Anyway, to business. Unsurprisingly many MPs with rural constituencies were hopping mad at the Government’s recent raid on family farms. Answering them – which is a generous description of repeating the lie that almost nobody will be affected – were the Secretary of State, Steve Reed, the MP for the Arcadian vale of Streatham and Croydon North, and his two deputies, members for the leafy bowers of central Cambridge and Coventry East respectively. Like bankers’ wellies – although for this gaggle, perhaps a Spoonerised version is more appropriate – on a grouse shoot, there was not a speck of mud between them.

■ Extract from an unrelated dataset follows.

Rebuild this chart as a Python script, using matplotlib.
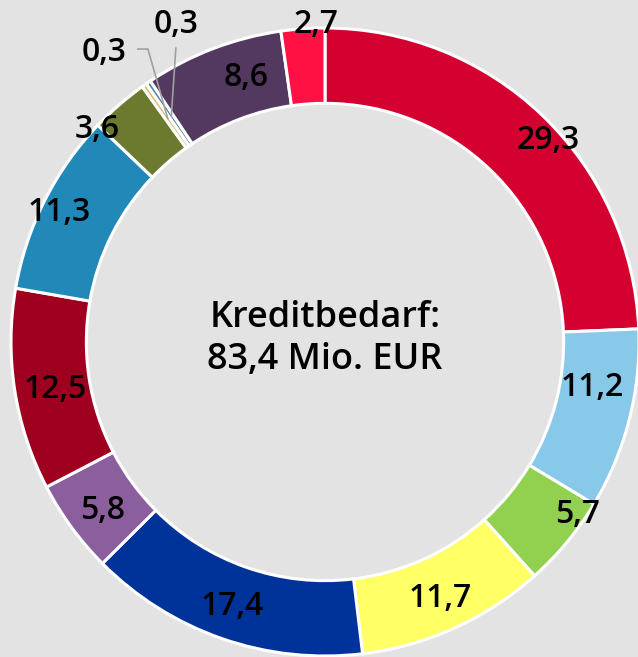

When the flak came, Reed dived for cover. Even the most vigorous beater might have struggled to flush him out. Instead the lamentable Cantabrigian Daniel Zeichner stepped into the field, and thence straight into a series of cowpats. When asked a very reasonable question about whether it might be possible to find an exemption for farms that had been in families for generations, Zeichner produced a word cowpat of his own – it was a complicated policy, but there would be “further discussions”. Well that clears that up then.
“The minister has accused the Conservatives of scaremongering,” began Scots Tory MP John Lamont. “Is the National Farmers’ Union of Scotland also scaremongering?” Zeichner boasted that he frequently met, and “fully respected”, the NFU. Doubtless he will be at the front of the queue to “fully respect” the thousands of furious NFU members scheduled to march in London next Tuesday.
Keighley and Ilkley MP Robbie Moore complained that it had been difficult to examine the details when the Treasury and Defra couldn’t themselves agree on how many farms would be affected. On Wednesday evening, Newsnight had reported Defra complaints at being blindsided over the “surprise” changes in the Budget. Would the Government release an impact assessment, pleaded Moore? Would they heck! The shade of his IT worker past still hovers over Zeichner; these were ‘government answers by computer’. And computer always says no.
“No farms, no food. No farmers, no food.” barked Dr Neil Hudson of Epping Forest. “Will the Government please now admit they have got this catastrophically wrong?” A brave attempt from Dr Hudson; but, alas, getting a straight answer out of this lot is like explaining integral calculus to a hen – both maddening and futile. Mr Zeichner loftily encouraged him to consult people who “know about it”. Listen to the experts, he cried, just not the NFU, the Country Land and Business Association, the Countryside Alliance, most British farmers, and, it seems, his own department.
The rage wasn’t just emanating from the Tory benches; Tim Farron was apoplectic. There was a masterclass in “damning with faint praise” from his Lib Dem colleague, Orkney and Shetland MP Alistair Carmichael, who congratulated the Secretary of State, ominously, on the “achievement of the Budget”. Mr Reed’s already-pink cheeks momentarily turned a deeper shade of puce. “In 23 years in this House,” continued Carmichael, “I have never seen such a degree of unity between different farming organisations in their response to it.” Farmer Reed suddenly resembled a sow with sunburn, both flushed and angry.